Burton Albion were drawn against the mighty Man United and we stepped in to sponsor the minnows. The luck of the Irish certainly rubbed off and Burton managed to hold the Champions to a draw, which meant a replay at Old Trafford.
Not only was the match live on TV, but the Burton keeper was also pictured on the front page of The Times holding a Paddy Power scarf with the message “We’re going to Old Trafford”. You couldn’t buy it! Man United stuffed them in the replay.
Back to religion. This was without a doubt the best craic ever had in the guise of work. It went something like this –
We had been betting on who would be next Pope for a number of years, and when John Paul II was obviously very ill, interest in his successor soared.
When Pope John Paul II died, there was a period of mourning in Rome and the world’s media were camped in Rome with nothing to talk about. We though it would be a good idea to give them a story.

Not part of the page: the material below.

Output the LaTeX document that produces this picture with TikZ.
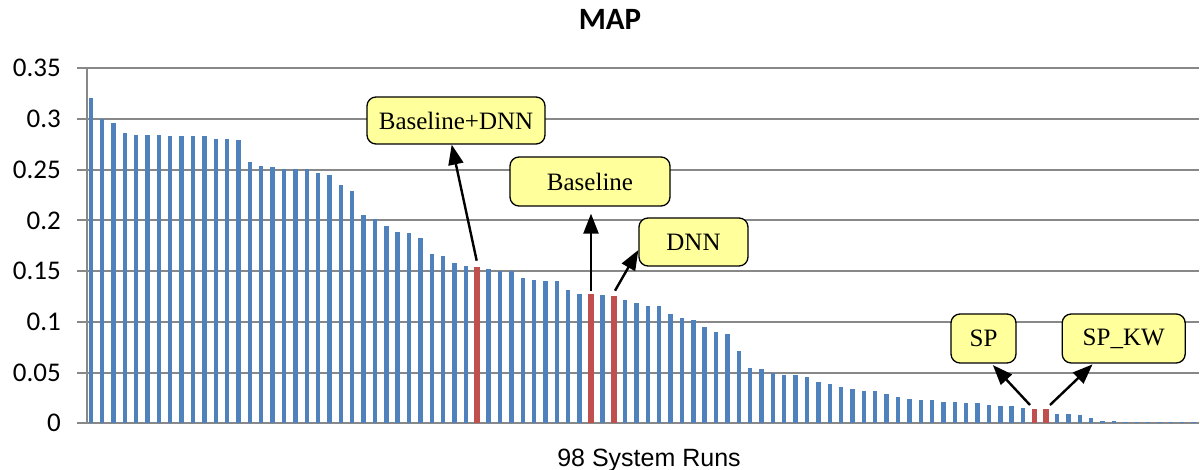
\documentclass[tikz,border=0pt]{standalone}
\usepackage{fontspec}
\setmainfont{Liberation Serif}
\newfontfamily\calfont{Carlito}
\newfontfamily\arialfont{Liberation Sans}
\usetikzlibrary{arrows.meta}
\definecolor{barblue}{HTML}{4F81BD}
\definecolor{barred}{HTML}{C0504D}
\definecolor{gridgray}{HTML}{888888}
\definecolor{calloutfill}{HTML}{FFFF9C}
\tikzset{
  gridline/.style={draw=gridgray, line width=2pt},
  bluebar/.style={fill=barblue},
  redbar/.style={fill=barred},
  ticklabel/.style={anchor=east, inner sep=0pt, font=\calfont\fontsize{27}{30}\selectfont},
  callout/.style={draw=black, line width=1.3pt, fill=calloutfill, rounded corners=9pt,
    inner sep=0pt, font=\fontsize{25}{30}\selectfont},
  pointer/.style={draw=black, line width=2.4pt, -{Triangle[length=20pt,width=15pt]}},
}
\begin{document}
\begin{tikzpicture}[x=1pt,y=-1pt]
\useasboundingbox (0,0) rectangle (1200,470);
% title
\node[font=\calfont\bfseries\fontsize{31}{34}\selectfont, inner sep=0pt] (title) at (610,19) {MAP};
% gridlines and axis
\foreach \k in {0,...,7} {
  \pgfmathsetmacro\gy{423.3-\k*0.05*1014.3}
  \draw[gridline] (77,\gy) -- (1199,\gy);
}
\draw[gridline] (86.7,68.3) -- (86.7,423.3);
% tick labels
\foreach \lab [count=\k from 0] in {0,0.05,0.1,0.15,0.2,0.25,0.3,0.35} {
  \pgfmathsetmacro\gy{423.3-\k*0.05*1014.3}
  \node[ticklabel] (yl\k) at (61,\gy) {\lab};
}
% bars
\foreach \v [count=\i] in {0.321,0.2997,0.2964,0.2859,0.2846,0.2846,0.2842,0.283,0.283,0.283,
  0.283,0.2803,0.2803,0.279,0.258,0.2537,0.2524,0.2507,0.2507,0.2507,
  0.2465,0.2448,0.2346,0.2287,0.205,0.201,0.1947,0.189,0.1876,0.183,
  0.1673,0.1653,0.158,0.155,0.1541,0.1521,0.1505,0.1505,0.1433,0.1416,
  0.1403,0.1403,0.1318,0.1272,0.1275,0.1268,0.1255,0.1213,0.1183,0.1153,
  0.1153,0.1078,0.1042,0.1019,0.095,0.090,0.0877,0.071,0.0549,0.0532,
  0.0493,0.0476,0.0476,0.046,0.0404,0.0388,0.0358,0.0342,0.0315,0.0315,
  0.0286,0.0256,0.024,0.0227,0.0227,0.021,0.021,0.0197,0.0197,0.018,
  0.0168,0.0168,0.0154,0.0141,0.0141,0.0095,0.0092,0.0079,0.0049,0.0023,
  0.002,0.0008,0.0008,0.0008,0.0008,0.0008,0.0008,0.0008} {
  \pgfmathsetmacro\xc{90.7+(\i-1)*11.37}
  \pgfmathsetmacro\yt{423.3-\v*1014.3}
  \pgfmathtruncatemacro\isred{(\i==35)||(\i==45)||(\i==47)||(\i==84)||(\i==85)}
  \ifnum\isred=1
    \fill[redbar] ({\xc-2.9},423.3) rectangle ({\xc+2.9},\yt);
  \else
    \fill[bluebar] ({\xc-2.2},423.3) rectangle ({\xc+2.2},\yt);
  \fi
}
% x axis title
\node[font=\arialfont\fontsize{25}{28}\selectfont, inner sep=0pt, anchor=base] (xt) at (649,466) {98 System Runs};
% callouts
\node[callout, minimum width=178pt, minimum height=47pt] (bdnn) at (456,120.5) {Baseline+DNN};
\node[callout, minimum width=160pt, minimum height=49pt] (base) at (590,181.5) {Baseline};
\node[callout, minimum width=109pt, minimum height=48pt] (dnn) at (693.5,242) {DNN};
\node[callout, minimum width=65pt, minimum height=49pt] (sp) at (983.5,338.5) {SP};
\node[callout, minimum width=123pt, minimum height=49pt] (spkw) at (1123.7,338.5) {SP\_KW};
% arrow start points above bars
\coordinate (s35) at (476.7,260.7);
\coordinate (s45) at (591,290.7);
\coordinate (s47) at (615,290.7);
\coordinate (s84) at (1030,405);
\coordinate (s85) at (1050,405);
\draw[pointer] (s35) -- ([xshift=-4.3pt]bdnn.south);
\draw[pointer, shorten >=7pt] (s45) -- (s45 |- base.south);
\draw[pointer] (s47) -- ([yshift=-8pt]dnn.west);
\draw[pointer, shorten >=2pt] (s84) -- ([xshift=8pt]sp.south);
\draw[pointer, shorten >=1pt] (s85) -- ([xshift=-30.4pt]spkw.south);
\end{tikzpicture}
\end{document}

So Paddy & Ken (Power & Robertson) packed their bags and jumped on a plane to Rome. They went straight to St. Peter’s Square, set up a bookie stand and began shouting the odds.
There was huge interest from the public in Rome as everyone wanted to know who the bookies thought would be next Pope. The media caught the bug too and over the course of 3 days they were interviewed on more than 90 international TV networks.

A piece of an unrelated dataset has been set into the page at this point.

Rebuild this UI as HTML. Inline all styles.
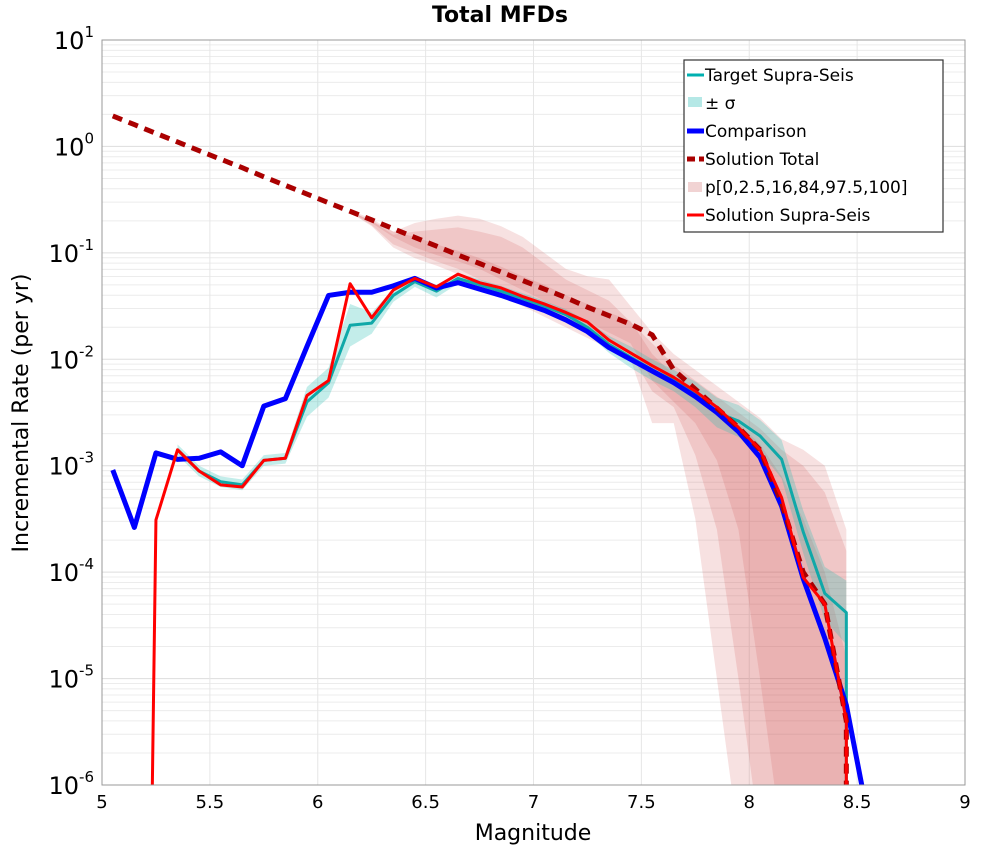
<!DOCTYPE html>
<html><head><meta charset="utf-8"><style>
body{margin:0;background:#fff;font-family:"Liberation Sans","DejaVu Sans",sans-serif}
svg text{font-family:"DejaVu Sans","Liberation Sans",sans-serif}
</style></head><body>
<svg id="chart" width="1000" height="850" xmlns="http://www.w3.org/2000/svg">
<defs><clipPath id="plotclip"><rect x="102" y="40" width="863" height="745"/></clipPath></defs>
<text x="500" y="22" text-anchor="middle" font-size="22" font-weight="bold">Total MFDs</text>
<g id="grid"></g>
<g id="bands" clip-path="url(#plotclip)"></g>
<g id="series" clip-path="url(#plotclip)"></g>
<g id="axes"></g>
<text x="533" y="840" text-anchor="middle" font-size="22">Magnitude</text>
<text transform="translate(28,413) rotate(-90)" text-anchor="middle" font-size="22">Incremental Rate (per yr)</text>
<g>
<rect x="684" y="60" width="259" height="172" fill="#fff" stroke="#333" stroke-width="1.2"/>
<g><line x1="687" y1="75" x2="704" y2="75" stroke="#00b0b0" stroke-width="3"/><text x="705" y="81" font-size="17">Target Supra-Seis</text></g>
<g><rect x="688" y="97" width="14" height="10" fill="#b5e8e6"/><text x="705" y="109" font-size="17">± σ</text></g>
<g><line x1="687" y1="131" x2="704" y2="131" stroke="#0000ff" stroke-width="5"/><text x="705" y="137" font-size="17">Comparison</text></g>
<g><line x1="687" y1="159" x2="704" y2="159" stroke="#aa0000" stroke-width="5" stroke-dasharray="8,4"/><text x="705" y="165" font-size="17">Solution Total</text></g>
<g><rect x="688" y="182" width="14" height="10" fill="#f1d3d3"/><text x="705" y="193" font-size="17">p[0,2.5,16,84,97.5,100]</text></g>
<g><line x1="687" y1="215" x2="704" y2="215" stroke="#ff0000" stroke-width="3"/><text x="705" y="221" font-size="17">Solution Supra-Seis</text></g>
</g>
</svg>
<script>
const magBins=[5.05,5.15,5.25,5.35,5.45,5.55,5.65,5.75,5.85,5.95,6.05,6.15,6.25,6.35,6.45,6.55,6.65,6.75,6.85,6.95,7.05,7.15,7.25,7.35,7.45,7.55,7.65,7.75,7.85,7.95,8.05,8.15,8.25,8.35,8.45,8.55];
const comparisonLog10=[-3.04,-3.58,-2.88,-2.94,-2.93,-2.87,-3.0,-2.44,-2.37,-1.88,-1.40,-1.37,-1.37,-1.31,-1.24,-1.33,-1.28,-1.34,-1.40,-1.47,-1.54,-1.63,-1.74,-1.89,-2.0,-2.11,-2.22,-2.35,-2.50,-2.68,-2.92,-3.38,-4.06,-4.62,-5.25,-6.3];
const supraMags=[5.23,5.25,5.35,5.45,5.55,5.65,5.75,5.85,5.95,6.05,6.15,6.25,6.35,6.45,6.55,6.65,6.75,6.85,6.95,7.05,7.15,7.25,7.35,7.45,7.55,7.65,7.75,7.85,7.95,8.05,8.15,8.25,8.35,8.45,8.45];
const solutionSupraLog10=[-7,-3.51,-2.85,-3.05,-3.18,-3.2,-2.95,-2.93,-2.34,-2.2,-1.29,-1.61,-1.35,-1.24,-1.32,-1.2,-1.28,-1.33,-1.41,-1.48,-1.56,-1.65,-1.82,-1.94,-2.06,-2.17,-2.3,-2.45,-2.64,-2.85,-3.3,-4.05,-4.3,-5.4,-7];
const targetMags=[5.35,5.45,5.55,5.65,5.75,5.85,5.95,6.05,6.15,6.25,6.35,6.45,6.55,6.65,6.75,6.85,6.95,7.05,7.15,7.25,7.35,7.45,7.55,7.65,7.75,7.85,7.95,8.05,8.15,8.25,8.35,8.45,8.45];
const targetLog10=[-2.85,-3.05,-3.15,-3.18,-2.95,-2.93,-2.4,-2.22,-1.68,-1.66,-1.4,-1.27,-1.36,-1.24,-1.3,-1.36,-1.43,-1.5,-1.58,-1.7,-1.86,-1.98,-2.1,-2.2,-2.33,-2.5,-2.58,-2.72,-2.94,-3.62,-4.2,-4.38,-7];
const targetSigma=[0.05,0.05,0.05,0.05,0.05,0.05,0.14,0.14,0.2,0.1,0.06,0.05,0.06,0.05,0.05,0.05,0.05,0.05,0.05,0.06,0.08,0.1,0.1,0.1,0.12,0.14,0.15,0.15,0.18,0.2,0.25,0.3,0];
const totalMags=[5.05,5.15,5.25,5.35,5.45,5.55,5.65,5.75,5.85,5.95,6.05,6.15,6.25,6.35,6.45,6.55,6.65,6.75,6.85,6.95,7.05,7.15,7.25,7.35,7.45,7.55,7.65,7.75,7.85,7.95,8.05,8.15,8.25,8.35,8.45,8.45];
const solutionTotalLog10=[0.286,0.205,0.123,0.042,-0.04,-0.12,-0.2,-0.285,-0.366,-0.448,-0.53,-0.61,-0.69,-0.773,-0.855,-0.936,-1.02,-1.1,-1.18,-1.26,-1.34,-1.42,-1.51,-1.59,-1.67,-1.77,-2.1,-2.28,-2.46,-2.64,-2.85,-3.35,-4.0,-4.3,-5.4,-7];
const bandMags=[6.15,6.25,6.35,6.45,6.55,6.65,6.75,6.85,6.95,7.05,7.15,7.25,7.35,7.45,7.55,7.65,7.75,7.85,7.95,8.05,8.15,8.25,8.35,8.45];
const p100Log10=[-0.6,-0.68,-0.8,-0.72,-0.68,-0.65,-0.68,-0.75,-0.85,-1.0,-1.15,-1.22,-1.25,-1.5,-1.75,-1.95,-2.1,-2.25,-2.4,-2.55,-2.75,-2.85,-3.0,-3.6];
const p0Log10=[-0.62,-0.75,-0.95,-1.05,-1.12,-1.2,-1.3,-1.4,-1.5,-1.6,-1.7,-1.8,-1.9,-2.0,-2.6,-2.6,-3.5,-5.0,-8,-8,-8,-8,-8,-8];
const p97Log10=[-0.61,-0.7,-0.83,-0.8,-0.78,-0.76,-0.8,-0.85,-0.95,-1.1,-1.25,-1.35,-1.45,-1.65,-1.85,-2.05,-2.2,-2.35,-2.5,-2.65,-2.85,-3.0,-3.25,-3.8];
const p2Log10=[-0.62,-0.74,-0.92,-1.0,-1.08,-1.15,-1.25,-1.35,-1.45,-1.55,-1.65,-1.75,-1.85,-1.95,-2.3,-2.45,-2.9,-3.6,-5.0,-8,-8,-8,-8,-8];
const p84Log10=[-0.61,-0.7,-0.8,-0.85,-0.92,-0.98,-1.05,-1.13,-1.22,-1.3,-1.4,-1.48,-1.56,-1.64,-1.95,-2.15,-2.3,-2.45,-2.6,-2.8,-3.1,-3.5,-4.0,-4.8];
const p16Log10=[-0.62,-0.72,-0.85,-0.95,-1.02,-1.08,-1.15,-1.25,-1.35,-1.45,-1.55,-1.65,-1.75,-1.85,-2.2,-2.4,-2.6,-2.95,-3.6,-5.0,-8,-8,-8,-8];
const xTicks=[5,5.5,6,6.5,7,7.5,8,8.5,9];
const yExps=[1,0,-1,-2,-3,-4,-5,-6];

const NS="http://www.w3.org/2000/svg";
const L=102,R=965,T=40,B=785;
function sx(m){return L+(m-5)/4*(R-L);}
function sy(lg){lg=Math.max(-6.5,Math.min(1.2,lg));return T+(1-lg)/7*(B-T);}
function mk(tag,parent,attrs){const e=document.createElementNS(NS,tag);for(const k in attrs)e.setAttribute(k,attrs[k]);parent.appendChild(e);return e;}
const grid=document.getElementById('grid'),axes=document.getElementById('axes'),bands=document.getElementById('bands'),series=document.getElementById('series');
for(let d=-6;d<1;d++){for(let k=2;k<=9;k++){const y=sy(d+Math.log10(k));
const g=mk('line',grid,{x1:L,x2:R,y1:y,y2:y,stroke:'#ececec','stroke-width':1});

}}
yExps.forEach(e=>{const y=sy(e);const g=mk('line',grid,{x1:L,x2:R,y1:y,y2:y,stroke:'#dddddd','stroke-width':1});


const t=mk('text',axes,{x:L-8,y:y+9,'text-anchor':'end','font-size':24});t.textContent='10';


const s=mk('tspan',t,{dy:-12,'font-size':15});s.textContent=String(e);});
xTicks.forEach(m=>{const x=sx(m);const g=mk('line',grid,{x1:x,x2:x,y1:T,y2:B,stroke:'#e6e6e6','stroke-width':1});


const t=mk('text',axes,{x:x,y:B+23,'text-anchor':'middle','font-size':18});t.textContent=String(m);

});
const frame=mk('rect',axes,{x:L,y:T,width:R-L,height:B-T,fill:'none',stroke:'#999','stroke-width':1});


function band(mags,hi,lo,fill,name){let p=mags.map((m,i)=>sx(m)+','+sy(hi[i]));for(let i=mags.length-1;i>=0;i--)p.push(sx(mags[i])+','+sy(lo[i]));
const e=mk('polygon',bands,{points:p.join(' '),fill:fill});

}
band(bandMags,p100Log10,p0Log10,'rgba(205,70,70,0.16)','band-p0-p100');
band(bandMags,p97Log10,p2Log10,'rgba(205,70,70,0.16)','band-p2.5-p97.5');
band(bandMags,p84Log10,p16Log10,'rgba(205,70,70,0.16)','band-p16-p84');
band(targetMags,targetLog10.map((v,i)=>v+targetSigma[i]),targetLog10.map((v,i)=>v-targetSigma[i]),'rgba(40,190,180,0.28)','target-sigma-band');
function line(mags,vals,attrs,name){const e=mk('polyline',series,Object.assign({points:mags.map((m,i)=>sx(m)+','+sy(vals[i])).join(' '),fill:'none','stroke-linejoin':'round'},attrs));

}
line(targetMags,targetLog10,{stroke:'#10a8a8','stroke-width':3},'target-supra-seis-line');
line(magBins,comparisonLog10,{stroke:'#0000ff','stroke-width':5},'comparison-line');
line(totalMags,solutionTotalLog10,{stroke:'#aa0000','stroke-width':5,'stroke-dasharray':'10,7'},'solution-total-line');
line(supraMags,solutionSupraLog10,{stroke:'#ff0000','stroke-width':3},'solution-supra-seis-line');
</script>
</body></html>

This was the PR coup of coups. Keith Miller of NBC had a point when he said, “It costs £1,000 per second to advertise on primetime NBC, you got a 10 minute interview, go do the math!”
Thousands of new accounts were opened and the bets poured in with almost €1 million bet on the Papacy.

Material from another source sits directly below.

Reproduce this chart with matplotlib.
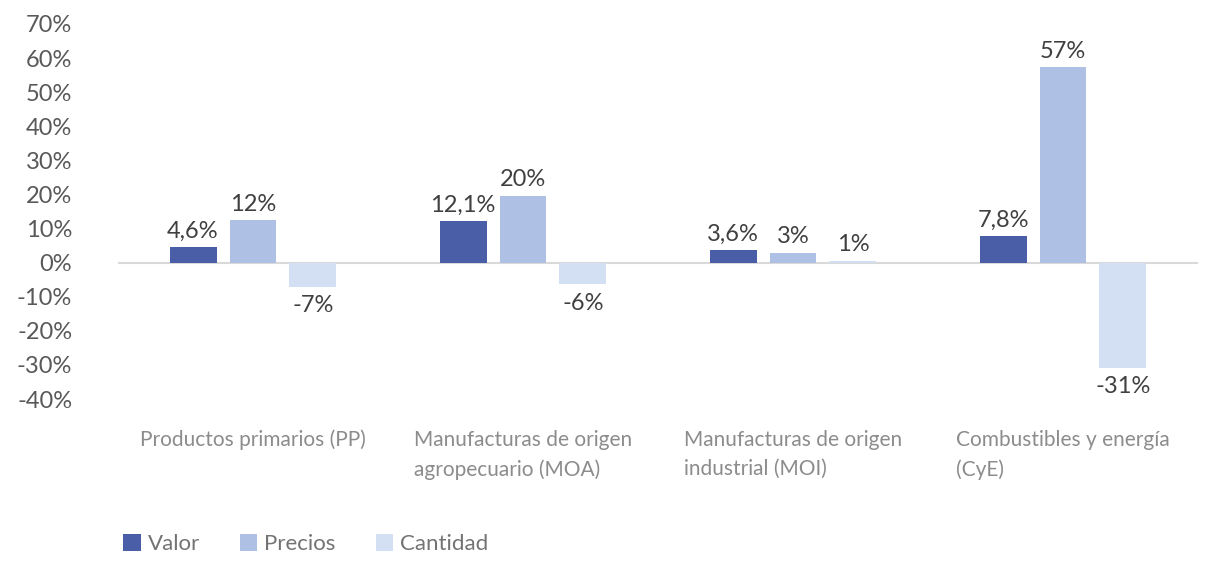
import numpy as np
import matplotlib.pyplot as plt

categories = ['Productos primarios (PP)', 'Manufacturas de origen\nagropecuario (MOA)',
              'Manufacturas de origen\nindustrial (MOI)', 'Combustibles y energía\n(CyE)']
valor = [4.6, 12.1, 3.6, 7.8]
precios = [12.4, 19.6, 2.9, 57.3]
cantidad = [-7.0, -6.4, 0.6, -30.9]
valor_lbl = ['4,6%', '12,1%', '3,6%', '7,8%']
precios_lbl = ['12%', '20%', '3%', '57%']
cantidad_lbl = ['-7%', '-6%', '1%', '-31%']
yticks = [70, 60, 50, 40, 30, 20, 10, 0, -10, -20, -30, -40]

plt.rcParams['font.family'] = ['Lato', 'DejaVu Sans']

fig = plt.figure(figsize=(12.06, 5.62), dpi=100)
ax = fig.add_axes([118 / 1206, 163 / 562, 1080 / 1206, 375 / 562])

x = np.arange(len(categories))
w = 0.174
off = 0.222
series = [(valor, valor_lbl, '#4a5ea8', 'Valor'),
          (precios, precios_lbl, '#aec0e3', 'Precios'),
          (cantidad, cantidad_lbl, '#d3dff2', 'Cantidad')]
for i, (vals, lbls, col, name) in enumerate(series):
    bars = ax.bar(x + (i - 1) * off, vals, w, color=col, label=name)
    for b, v, t in zip(bars, vals, lbls):
        if v >= 0:
            ax.annotate(t, (b.get_x() + w / 2, v), xytext=(0, 4), textcoords='offset points',
                        ha='center', va='bottom', fontsize=17, color='#404040')
        else:
            ax.annotate(t, (b.get_x() + w / 2, v), xytext=(0, -6), textcoords='offset points',
                        ha='center', va='top', fontsize=17, color='#404040')

ax.axhline(0, color='#d9d9d9', lw=1.5, zorder=0)
ax.set_xlim(-0.5, 3.5)
ax.set_ylim(-40, 70)
ax.set_yticks(yticks)
ax.set_yticklabels([f'{t}%' for t in yticks], fontsize=17, color='#595959')
ax.set_xticks(x)
ax.set_xticklabels(categories, fontsize=15, color='#8c8c8c', va='top',
                   multialignment='left', linespacing=1.6)
ax.tick_params(axis='both', length=0)
ax.tick_params(axis='x', pad=22)
ax.tick_params(axis='y', pad=33)
for s in ax.spines.values():
    s.set_visible(False)

fig.legend(loc='lower left', bbox_to_anchor=(103 / 1206, -0.022), ncol=3, frameon=False,
           fontsize=16, labelcolor='#737373', handlelength=0.8, handleheight=0.8,
           handletextpad=0.3, columnspacing=1.8)

fig.savefig('out.png', dpi=100)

The highlight of the adventure was when Ken had a gun pulled on him by a member of the Italian Secret Service, he somehow managed to evade capture!
Later in the year we found ourselves in hot water due to our advertising once again. This turned out to be the most controversial ever of our ads.
The idea behind the campaign was to depict clearly inappropriate situations for people to be betting with the tag line “there’s a place for fun & games”.
The one particular ad that caused a stir was a depiction of Leonardo da Vinci’s Last Supper with Jesus and his apostles surrounded by roulette wheels and betting chips. We were obviously making the point that The Last Supper was an in appropriate place for fun and games – some people didn’t quite see it like that.
Once again, the ad was banned. Once again opinion was divided. Once again people were talking.